Y las incógnitas numéricas continúan en suelo europeo. ¿Cómo es posible que Rusia, con sus 146 millones de habitantes, solamente haya sufrido 2.700 casos y 24 muertes? ¿Tan desconectada está del resto del mundo? ¿Tan eficaz y previsor ha sido su aislamiento? Y, sobre todo, ¿cómo es posible la baja mortalidad alemana? Con el 70% de los casos de Italia, sólo han sufrido el 5% de fallecimientos. Con el triple de casos que Gran Bretaña, sus fallecidos son un tercio de los británicos. ¿De dónde viene diferencia tan incomprensible? ¿De la sanidad? ¿De la sociedad? ¿De la contabilidad?

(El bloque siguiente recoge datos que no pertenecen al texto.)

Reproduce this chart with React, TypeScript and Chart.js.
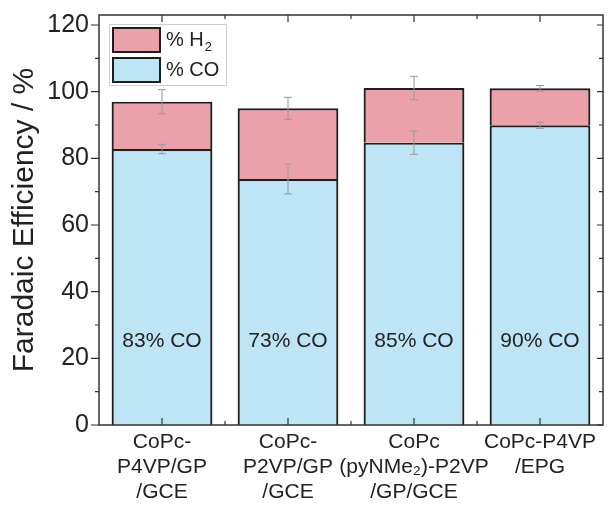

Pero abandonemos los números y vengámonos a los efectos de la pandemia, aparte de que estos números habrán quedado obsoletos en tres o cuatro días, aumentando todavía más estos contrastes inexplicables. Habría que empezar por reflexionar sobre su origen en la ciudad china donde se ubica un importante instituto de virología que ya tuvo que lidiar con extraños virus hace pocos años. ¿Casualidad o causalidad? Aunque tampoco hace falta obcecarse con una conspiración, ya que una fuga accidental o un error humano serían suficientes.

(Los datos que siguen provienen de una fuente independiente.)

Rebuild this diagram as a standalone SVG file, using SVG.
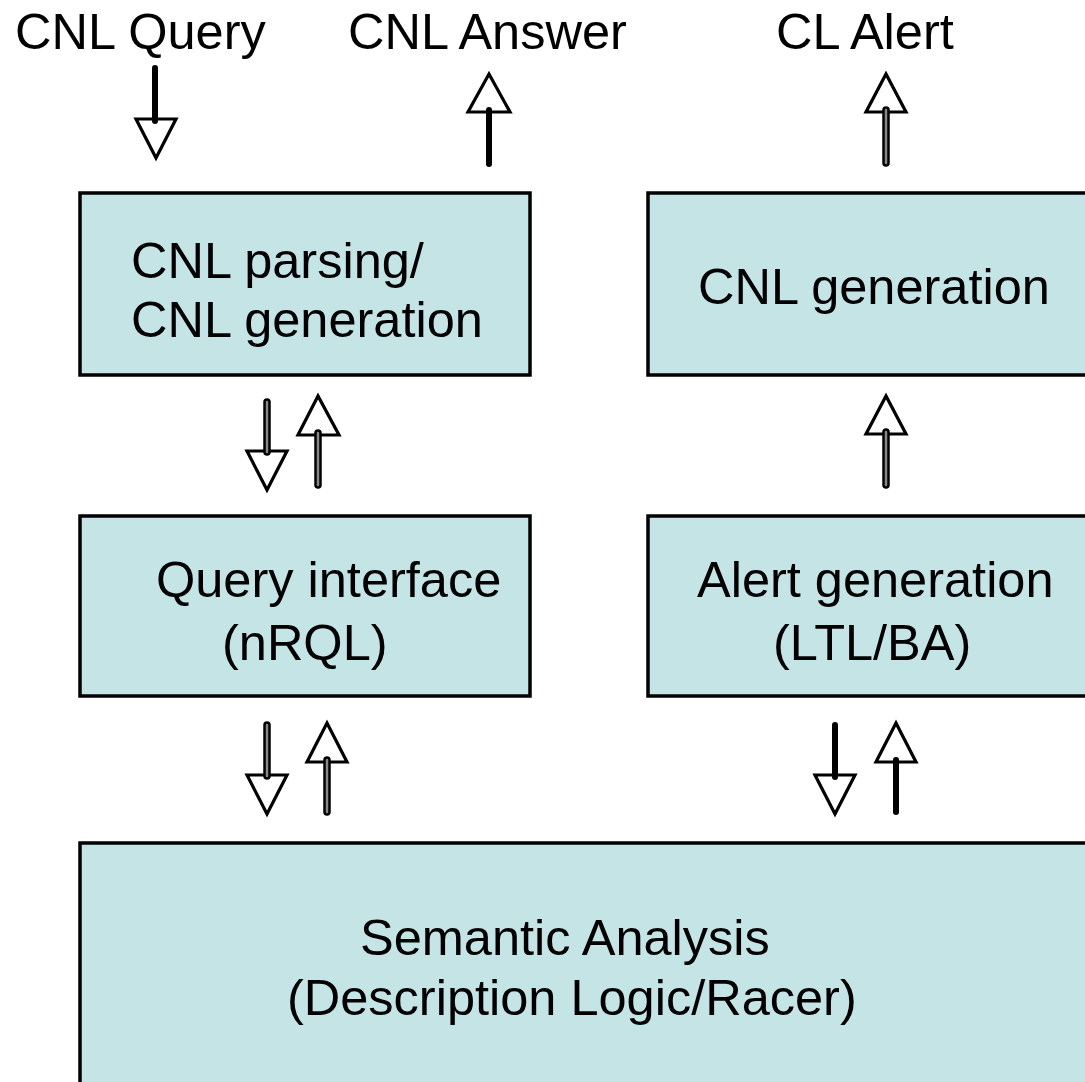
<svg xmlns="http://www.w3.org/2000/svg" width="1085" height="1082" viewBox="0 0 1085 1082">
<style>
.box{fill:#c4e4e6;stroke:#000;stroke-width:3.5}
.t{font-family:"Liberation Sans",Arial,sans-serif;font-size:50.5px;fill:#000}
.head{fill:#fff;stroke:#000;stroke-width:3.2;stroke-linejoin:miter}
.solid{stroke:#000;stroke-width:6;stroke-linecap:round}
.dblo{stroke:#000;stroke-width:7.5;stroke-linecap:round}
.dbli{stroke:#888;stroke-width:2.5;stroke-linecap:round}
</style>
<rect width="1085" height="1082" fill="#fff"/>
<text class="t" x="15" y="49">CNL Query</text>
<text class="t" x="348" y="49">CNL Answer</text>
<text class="t" x="776" y="49">CL Alert</text>
<g id="n1"><rect class="box" x="80" y="193" width="450" height="182"/>
<text class="t" x="131" y="278">CNL parsing/</text>
<text class="t" x="131" y="337">CNL generation</text></g>
<g id="n2"><rect class="box" x="648" y="193" width="440" height="182"/>
<text class="t" x="698" y="304">CNL generation</text></g>
<g id="n3"><rect class="box" x="80" y="516" width="450" height="180"/>
<text class="t" x="156" y="597">Query interface</text>
<text class="t" x="222" y="660">(nRQL)</text></g>
<g id="n4"><rect class="box" x="648" y="516" width="440" height="180"/>
<text class="t" x="697" y="597">Alert generation</text>
<text class="t" x="773" y="660">(LTL/BA)</text></g>
<g id="n5"><rect class="box" x="80" y="843" width="1008" height="245"/>
<text class="t" x="360" y="955">Semantic Analysis</text>
<text class="t" x="287" y="1015">(Description Logic/Racer)</text></g>
<g id="connectors">
<polygon class="head" points="136,119 176,119 156,158"/>
<line class="solid" x1="155" y1="68" x2="155" y2="121"/>
<polygon class="head" points="468,112 510,112 489,74"/>
<line class="solid" x1="489" y1="110" x2="489" y2="164"/>
<polygon class="head" points="866,112 906,112 886,74"/>
<line class="dblo" x1="886" y1="110" x2="886" y2="163"/>
<line class="dbli" x1="886" y1="110" x2="886" y2="163"/>
<polygon class="head" points="247,451 287,451 267,490"/>
<line class="dblo" x1="267" y1="402" x2="267" y2="452"/>
<line class="dbli" x1="267" y1="402" x2="267" y2="452"/>
<polygon class="head" points="298,435 339,435 318,396"/>
<line class="dblo" x1="318" y1="433" x2="318" y2="485"/>
<line class="dbli" x1="318" y1="433" x2="318" y2="485"/>
<polygon class="head" points="866,434 906,434 886,396"/>
<line class="dblo" x1="886" y1="432" x2="886" y2="485"/>
<line class="dbli" x1="886" y1="432" x2="886" y2="485"/>
<polygon class="head" points="247,775 287,775 267,814"/>
<line class="dblo" x1="267" y1="725" x2="267" y2="776"/>
<line class="dbli" x1="267" y1="725" x2="267" y2="776"/>
<polygon class="head" points="307,762 347,762 327,723"/>
<line class="dblo" x1="327" y1="760" x2="327" y2="812"/>
<line class="dbli" x1="327" y1="760" x2="327" y2="812"/>
<polygon class="head" points="815,775 855,775 835,814"/>
<line class="solid" x1="835" y1="725" x2="835" y2="777"/>
<polygon class="head" points="876,762 916,762 896,723"/>
<line class="solid" x1="896" y1="760" x2="896" y2="812"/>
</g>
</svg>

Lo más importante, sin embargo, son las consecuencias, puesto que la situación actual no se puede prolongar demasiado, salvo que todos los habitantes de este planeta nos pongamos de acuerdo en evitar morir de neumonía para morirnos de hambre. Por otro lado, ni siquiera está claro que el virus vaya a remitir con el verano, pues no todos los virus son iguales y éste no tiene por qué comportarse como el de la gripe. ¿Seguiremos encerrados durante meses o años? Además, si el virus se contagia tan fácilmente, quizá sea tan solo cuestión de meses, o a lo sumo de unos pocos años, que todos los terrícolas entremos en contacto con él. No se le pueden poner puertas al campo. Un nuevo virus ha saltado a los humanos y en los humanos se va a quedar hasta el fin de los tiempos, como todos los demás. Ya lo avisó Pasteur: "Los microbios tendrán la última palabra".

Está claro, y nadie en su sano juicio lo puede discutir, que lo urgente es frenar el contagio masivo para evitar el colapso de los sistemas sanitarios de todo el mundo, con las terribles consecuencias que ello implicaría y que ya han empezado a sufrirse. Pero, una vez parado el primer embate y ganado tiempo para aumentar los medios sanitarios y para intentar conseguir la vacuna que impida la enfermedad o los antivirales que la atenúen, el mundo entero tiene que regresar a la normalidad aunque ello implique afrontar riesgos. No cabe otra opción. Y cuanto antes, mejor.